According to a study from Stackla: “88% of consumers stated that authenticity is a major deciding factor when it comes to choosing a brand to support”.
Research commissioned by TikTok found that “56% of users and 67% of creators feel closer to brands they see on TikTok when they publish human, unpolished content.”
By acknowledging the struggles and complexities of life, brands can create a sense of connection and understanding, resonating with those who seek genuine experiences in a world that often feels overwhelming and superficial. Providing a diverse and honest representation of the human experience across all forms of media.
But watch out: For global brands, shallow efforts to act ‘authentic’ and ‘culturally true’ won’t cut it. Pros at sniffing out the fake from the genuine, younger generations won’t hesitate to call them out if they aren’t keeping it real by adding substance. Either through commitment to relevant local causes or by masterfully embedding cultural codes and real stories into their creative advertising.
What can I do about it?
We don’t imply that all brand stories must revolve around the hardships and challenges of contemporary life. There is ample space for lightheartedness, aspirational stories and comedy. Research shows that that humorous content is among the most-shared categories at present.

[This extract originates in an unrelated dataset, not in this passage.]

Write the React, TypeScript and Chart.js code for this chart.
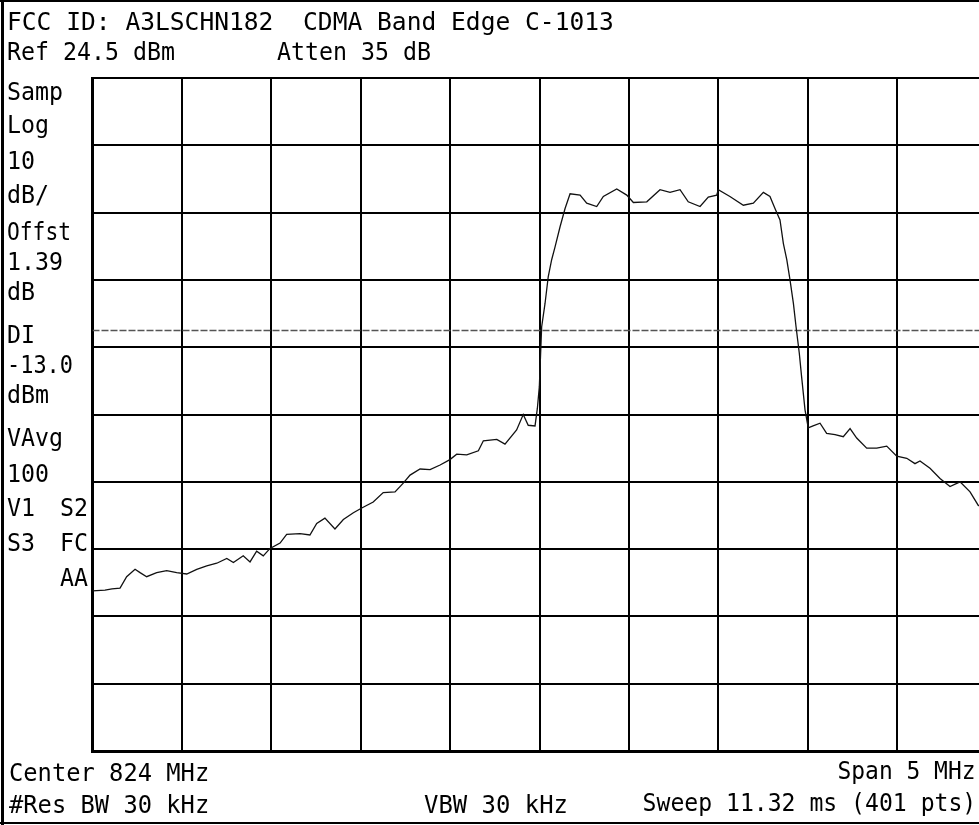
import React, { useEffect, useRef } from "react";
import { Chart, registerables } from "chart.js";

Chart.register(...registerables);

// ---- data ----
const FREQ_MHZ = [
  821.5, 821.57, 821.609, 821.654, 821.691, 821.738, 821.766, 821.803, 821.859, 821.915,
  821.971, 822.027, 822.083, 822.139, 822.195, 822.251, 822.288, 822.343, 822.381, 822.418,
  822.455, 822.493, 822.549, 822.586, 822.661, 822.716, 822.754, 822.8, 822.856, 822.903,
  822.959, 823.006, 823.07, 823.126, 823.192, 823.238, 823.276, 823.332, 823.388, 823.444,
  823.499, 823.537, 823.593, 823.658, 823.686, 823.761, 823.807, 823.872, 823.909, 823.937,
  823.975, 823.988, 823.999, 824.012, 824.031, 824.049, 824.068, 824.087, 824.115, 824.143,
  824.171, 824.227, 824.264, 824.32, 824.357, 824.432, 824.488, 824.525, 824.6, 824.674,
  824.73, 824.786, 824.832, 824.898, 824.944, 824.991, 825.0, 825.065, 825.14, 825.196,
  825.252, 825.289, 825.317, 825.345, 825.364, 825.383, 825.401, 825.42, 825.435, 825.453,
  825.466, 825.485, 825.503, 825.53, 825.569, 825.606, 825.653, 825.699, 825.737, 825.774,
  825.83, 825.886, 825.942, 825.998, 826.054, 826.1, 826.128, 826.184, 826.24, 826.296,
  826.352, 826.408, 826.454, 826.5,
];
const LEVEL_DBM = [
  -51.7, -51.6, -51.4, -51.3, -49.6, -48.5, -49.0, -49.6, -49.0, -48.7,
  -49.0, -49.2, -48.5, -48.0, -47.6, -46.9, -47.5, -46.5, -47.4, -45.8,
  -46.5, -45.4, -44.6, -43.3, -43.2, -43.4, -41.7, -40.9, -42.5, -41.1,
  -40.1, -39.4, -38.5, -37.1, -37.0, -35.7, -34.5, -33.6, -33.7, -33.0,
  -32.2, -31.4, -31.5, -30.9, -29.4, -29.2, -29.9, -27.8, -25.5, -27.1,
  -27.2, -24.6, -21.4, -12.5, -9.0, -5.0, -2.5, -0.6, 2.4, 5.1,
  7.3, 7.1, 5.9, 5.4, 6.9, 8.0, 7.1, 6.0, 6.1, 7.9,
  7.5, 7.9, 6.1, 5.4, 6.8, 7.1, 7.9, 6.9, 5.6, 5.9,
  7.5, 6.9, 5.1, 3.4, -0.1, -2.5, -5.5, -9.0, -12.5, -16.4,
  -19.9, -24.8, -27.5, -27.2, -26.8, -28.3, -28.5, -28.8, -27.6, -29.0,
  -30.5, -30.5, -30.2, -31.7, -32.0, -32.8, -32.4, -33.5, -35.0, -36.2,
  -35.5, -37.0, -39.0, -39.4,
];
const X_GRID_MHZ = [821.5, 822, 822.5, 823, 823.5, 824, 824.5, 825, 825.5, 826, 826.5];
const Y_GRID_DBM = [24.5, 14.5, 4.5, -5.5, -15.5, -25.5, -35.5, -45.5, -55.5, -65.5, -75.5];
const DISPLAY_LINE_DBM = [-13.0, -13.0];
const DISPLAY_LINE_MHZ = [821.5, 826.5];

const TITLE = "FCC ID: A3LSCHN182  CDMA Band Edge C-1013";
const REF_TEXT = "Ref 24.5 dBm";
const ATTEN_TEXT = "Atten 35 dB";
const SIDE_TEXT = ["Samp", "Log", "10", "dB/", "Offst", "1.39", "dB", "DI", "-13.0", "dBm", "VAvg", "100"];
const CENTER_TEXT = "Center 824 MHz";
const SPAN_TEXT = "Span 5 MHz";
const RBW_TEXT = "#Res BW 30 kHz";
const VBW_TEXT = "VBW 30 kHz";
const SWEEP_TEXT = "Sweep 11.32 ms (401 pts)";

// ---- layout ----
const PAGE_W = 979;
const PAGE_H = 825;
const CANVAS_W = 1000;
const FONT = 25;

type LabelProps = { text: string; x: number; base: number; cw?: number; right?: boolean };

function Label({ text, x, base, cw = 14, right = false }: LabelProps) {
  const sx = cw / (0.602 * FONT);
  const style: React.CSSProperties = {
    position: "absolute",
    top: base - 0.846 * FONT,
    fontFamily: "'DejaVu Sans Mono', monospace",
    fontSize: FONT,
    lineHeight: FONT + "px",
    whiteSpace: "pre",
    color: "#000",
    transform: `scaleX(${sx})`,
    transformOrigin: right ? "right top" : "left top",
  };
  if (right) style.right = PAGE_W - x;
  else style.left = x;
  return <span style={style}>{text}</span>;
}

export default function App() {
  const ref = useRef<HTMLCanvasElement | null>(null);

  useEffect(() => {
    if (!ref.current) return;
    const grid = { color: "#000", lineWidth: 2, drawTicks: false };
    const border = { display: true, color: "#000", width: 3 };
    const chart = new Chart(ref.current, {
      type: "line",
      data: {
        datasets: [
          {
            data: FREQ_MHZ.map((f, i) => ({ x: f, y: LEVEL_DBM[i] })),
            borderColor: "#111",
            borderWidth: 1.3,
            pointRadius: 0,
            tension: 0,
            order: 0,
          },
          {
            data: DISPLAY_LINE_MHZ.map((f, i) => ({ x: f, y: DISPLAY_LINE_DBM[i] })),
            borderColor: "#555",
            borderWidth: 1.5,
            borderDash: [7, 2],
            pointRadius: 0,
            order: 1,
          },
        ],
      },
      options: {
        animation: false,
        responsive: false,
        layout: { padding: { left: 92.5, right: CANVAS_W - 986.5, top: 78, bottom: PAGE_H - 751 } },
        plugins: { legend: { display: false }, tooltip: { enabled: false }, title: { display: false } },
        scales: {
          x: {
            type: "linear",
            min: X_GRID_MHZ[0],
            max: X_GRID_MHZ[X_GRID_MHZ.length - 1],
            afterBuildTicks: (axis: any) => {
              axis.ticks = X_GRID_MHZ.map((v) => ({ value: v }));
            },
            ticks: { display: false },
            grid,
            border,
          },
          y: {
            type: "linear",
            min: Y_GRID_DBM[Y_GRID_DBM.length - 1],
            max: Y_GRID_DBM[0],
            afterBuildTicks: (axis: any) => {
              axis.ticks = Y_GRID_DBM.map((v) => ({ value: v }));
            },
            ticks: { display: false },
            grid,
            border,
          },
        },
      },
    });
    return () => chart.destroy();
  }, []);

  return (
    <div
      style={{
        position: "fixed",
        left: 0,
        top: 0,
        width: PAGE_W,
        height: PAGE_H,
        overflow: "hidden",
        background: "#fff",
      }}
    >
      <canvas
        ref={ref}
        width={CANVAS_W}
        height={PAGE_H}
        style={{ position: "absolute", left: 0, top: 0, width: CANVAS_W, height: PAGE_H }}
      />
      {/* outer frame */}
      <div style={{ position: "absolute", left: 0, top: 0, width: PAGE_W, height: 2, background: "#000" }} />
      <div style={{ position: "absolute", left: 1, top: 0, width: 3, height: PAGE_H, background: "#000" }} />
      <div style={{ position: "absolute", left: 0, top: 822, width: PAGE_W, height: 2, background: "#000" }} />

      <Label text={TITLE} x={7} base={30.5} cw={14.8} />
      <Label text={REF_TEXT} x={7} base={60} cw={14.0} />
      <Label text={ATTEN_TEXT} x={277} base={60} cw={14.0} />

      <Label text={SIDE_TEXT[0]} x={7} base={100} />
      <Label text={SIDE_TEXT[1]} x={7} base={133} />
      <Label text={SIDE_TEXT[2]} x={7} base={169} />
      <Label text={SIDE_TEXT[3]} x={7} base={203} />
      <Label text={SIDE_TEXT[4]} x={7} base={240} cw={12.8} />
      <Label text={SIDE_TEXT[5]} x={7} base={270} />
      <Label text={SIDE_TEXT[6]} x={7} base={300} />
      <Label text={SIDE_TEXT[7]} x={7} base={343} />
      <Label text={SIDE_TEXT[8]} x={7} base={373} cw={13.2} />
      <Label text={SIDE_TEXT[9]} x={7} base={403} />
      <Label text={SIDE_TEXT[10]} x={7} base={446} />
      <Label text={SIDE_TEXT[11]} x={7} base={482} />
      <Label text="V1" x={7} base={516} />
      <Label text="S2" x={88} base={516} right />
      <Label text="S3" x={7} base={551} />
      <Label text="FC" x={88} base={551} right />
      <Label text="AA" x={88} base={586} right />

      <Label text={CENTER_TEXT} x={9} base={781} cw={14.3} />
      <Label text={SPAN_TEXT} x={976} base={779} cw={13.8} right />
      <Label text={RBW_TEXT} x={9} base={813} cw={14.3} />
      <Label text={VBW_TEXT} x={424} base={813} cw={14.4} />
      <Label text={SWEEP_TEXT} x={976} base={811} cw={13.9} right />
    </div>
  );
}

However, as social media feeds increasingly portray a realistic view of the world, brands should adopt a strategy that has the ability to credibly and authentically tap into social realism when required.
Global brands face the added complexity of catering to culturally diverse audiences across markets or regions with distinct socio-economic disparities, as well as differing cultural and societal norms. Navigating areas such as inclusivity, gender norms, and facilitating open discussions on potentially politically sensitive topics necessitates careful consideration.
Nevertheless, this challenge should not dissuade global brands from wholeheartedly embracing authenticity. Below are some concrete actions that global brands should take:
- Embrace local culture: Don’t be a tourist. Instead strive off the beaten path and welcome stories that really matter to local people. Leverage local cultural moments and movements of meaning. Use cultural insight for discovery.
- Stimulate bold ideation: Don’t stifle creativity with generic creative briefs that turn the creative process into a box ticking exercise. Creatives are best when they can tap into raw local insight, polarising topics and real problems that need solving.
- Leverage storytelling media: Don’t just rely on a global hero ad. Underpin your global key message with local sub-stories that feature real life in the market. Even lower production value content (e.g. on social) can do wonders to add substance and credibility.
- Elevate diverse voices: Featuring a wide range of people from different backgrounds that match local socio-demographics.
- Find the right tone: Different markets with different cultures react differently to potentially polarising creative narratives. Adapt your tone and message to reflect what’s right locally (while staying true to the message).
- Adapt look & feel: Creative that includes known local features and aspects of daily life feel closer, hence more genuine.
- Validate: Even with the best intentions and solid cultural/consumer insight things can go wrong along the process. Check your creative through local cultural experts against red flags and for authentic local fit.
Who is doing it well?
Burger King – “Non-Artificial Mexico”
The Burger King “Non-Artificial Mexico” ad campaign is a fantastic example of using real-life stories because it shows ordinary people in their daily lives. This campaign aimed to promote Burger King’s Whopper burger, made without artificial ingredients or preservatives, in Mexico.
The ads displayed black-and-white pictures of everyday Mexicans enjoying Burger King’s burgers and fries, along with the phrase “Real tastes better” or “Lo real sabe mejor” in Spanish. These ads highlighted the brand’s focus on keeping their food as real and authentic as possible.
They featured people from all walks of life, showing the brand’s love for the country and its connection to the local people. It showed how Burger King’s commitment to authenticity could be adapted for different cultures worldwide, in this case Mexico.
As a result of this campaign, Burger King achieved 95% brand awareness, 98% positive feedback, and a 36.7% increase in sales.
Brands must get close to culture and use local insight to understand what really moves people and adapt their creative to meet cultural codes and local styles that feel authentic.